The United States raised its humanitarian assistance to Pakistan by $20 million to support the millions of people affected by severe flooding in the country after heavy monsoon rains, as well as landslides and glacial lake outbursts.

Last week, the US had announced of $30 million in humanitarian assistance to help the people of Pakistan affected by the floods. With additional $20 million, the aid provided by the US reached $50.1 million.

“The United States, through the US Agency for International Development (USAID), is providing an additional $20 million in humanitarian assistance to support the people affected by severe flooding in Pakistan,” USAID administrator Samantha Power said.

“With these additional funds, USAID partners will continue to provide emergency relief supplies, multi-purpose cash and shelter assistance, support for livelihoods, logistics, and humanitarian response coordination systems,” she added.

The impact of these floods has been felt widely across Pakistan.
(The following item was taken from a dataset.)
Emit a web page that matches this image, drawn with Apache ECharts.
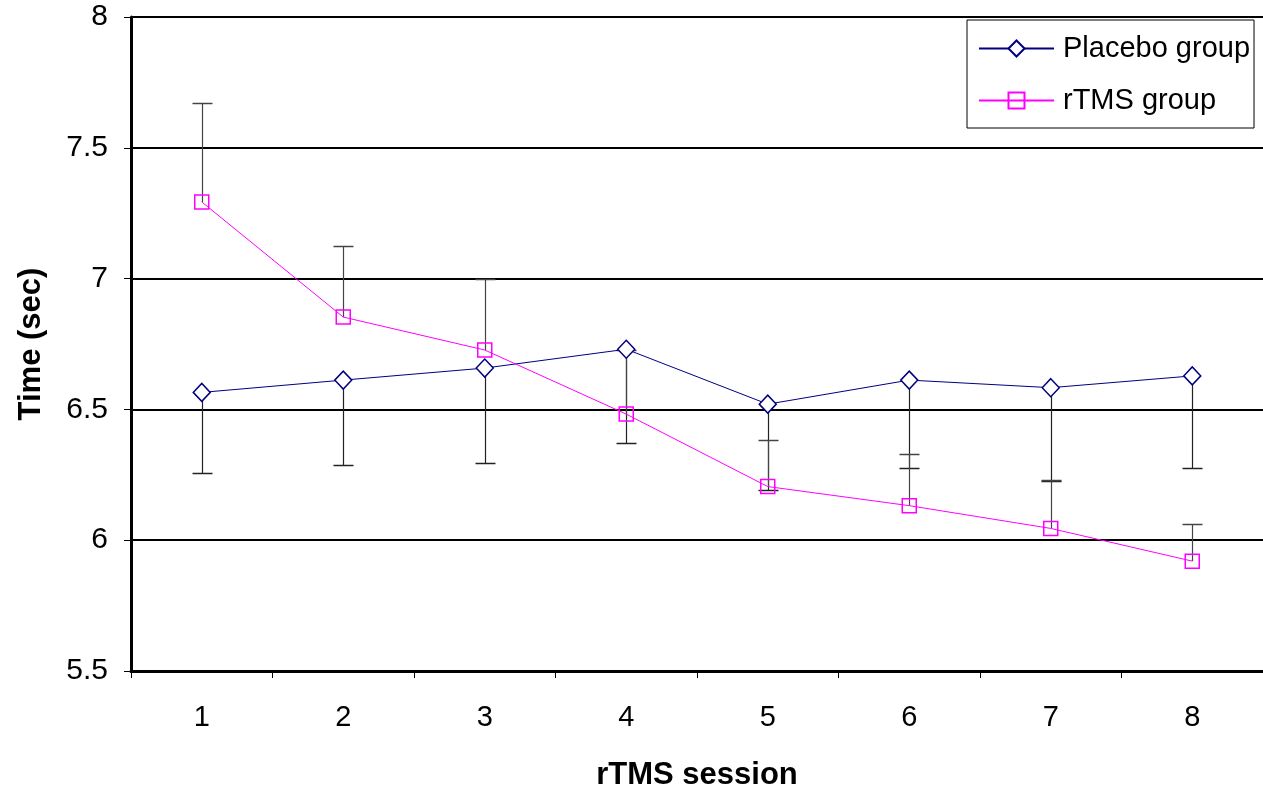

An estimated 33 million people have been affected, nearly 1,400 have died, and more than 12,700 have been injured in the flood-related incidents since June.

Infrastructure in the flooding’s path has been decimated, with more than 1.7 million homes, an estimated 13.8 million acres of cropland, thousands of miles of road and hundreds of bridges damaged or destroyed.

“USAID has also deployed a Disaster Assistance Response Team (DART) – comprising disaster experts from USAID, to lead the US government’s humanitarian response efforts in Pakistan … and it is assessing the damage and identifying priority needs,” Power said.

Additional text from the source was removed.